By Robert A. Emmanuel
As Antigua and Barbuda and the rest of the world begins to reflect on the continuous fight against HIV/AIDS, there has been a growing acceptance among the populace toward treatment.
According to Oswald Hannays, AIDS Deputy Programme Officer in the Ministry of Health, Wellness and the Environment, there has been a notable 63 to 68 percent acceptance rate among persons referred for treatment.
“We found—and there have been studies done globally—that there was always a challenge of adherence and because of those challenges, what was done was the introduction of peer navigators,” Hannays explained.
Peer navigators are described as persons living with HIV, who are treatment adherent and have shared their experiences and live within the same communities as the people they mentor.
“What the peer navigator was trained to do was to interface with clients directly with the whole view of navigating them into care and serving as a reminder,” the Deputy Programme Officer explained.

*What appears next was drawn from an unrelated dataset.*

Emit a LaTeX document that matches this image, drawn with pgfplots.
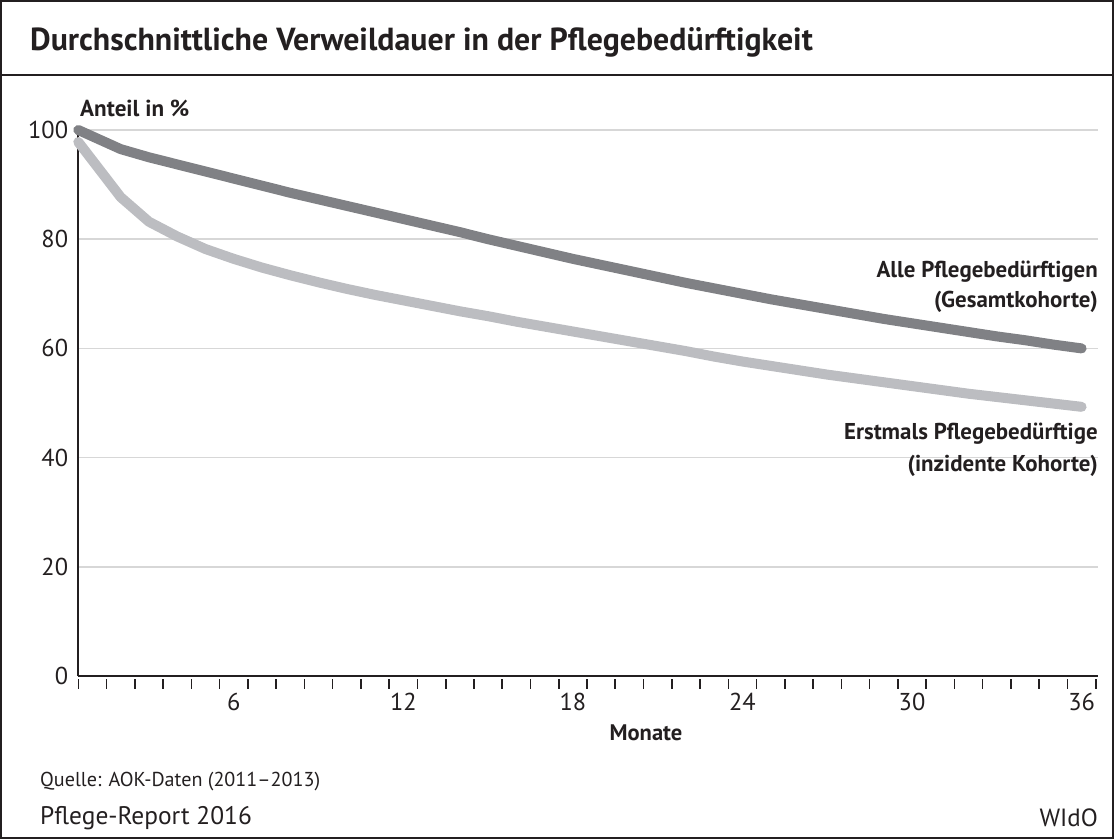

He added that where there is non-adherence to HIV treatments, patients were more likely to become resistant and could lead to a resistant strain of the virus circulating.
Pre-exposure prophylaxis (PrEP) is one of the drugs that has become available for use in Antigua and Barbuda and is thought to be 99 percent effective against preventing a person from contracting HIV.
The US Centre for Disease Control and Prevention (CDC) defines human immunodeficiency virus, or HIV as the virus that attacks the body’s immune system, leaving the body vulnerable to other diseases and illnesses.
Acquired immunodeficiency syndrome (AIDS) is the last stage of HIV where the body’s immune system is badly damaged and without taking medication, persons could be fatal within a three-year period.
HIV is contracted through sexual intercourse, and the sharing of drug injection equipment such as needles and syringes.
With over 39 million people living with the virus as of 2022—according to UNAIDS—a reduction in new cases reported in Antigua and Barbuda is welcome news.
According to Hannays, there has been a 30 percent reduction in new cases being reported at both public and private health facilities in the Latin American and Caribbean region, with the total cases that the country has seen since 1985 standing at 1390.
Males continue to lead in the majority of the cases in the country with 53 percent (750) of the total figure; females figures stand at 640 (47 percent).
On December 1, World AIDS Day will be celebrated under the theme “Let Communities Lead” with the UN agency describing the day as “more than a celebration of the achievements of communities; it is a call to action to enable and support communities in their leadership roles”.
“Communities are leading World AIDS Day, and across the world are shaping the events and tailoring the detailed calls to their specific needs,” the agency said.
According to the UN agency, domestic funding against the virus stood at 60 percent of total funding efforts, compared to the previous decade of 50 percent of domestic funding in 2010.
Additionally, US $20.8 billion was available for HIV programmes in low- and middle-income countries in 2022––2.6 percent less than in 2021 and well short of the US$ 29.3 billion needed by 2025.
In the Caribbean, 330,000 persons are currently living with HIV with 16,000 new infection cases reported with 9 percent of the new cases being children (14 and under) and 81 percent or 1400 being adults.
As of 2022, AIDS related deaths amounted to 5,600, with 423 being from Antigua and Barbuda.
Overall, however, there has been a reduction of HIV/AIDS related deaths in the region reported at around 33 percent.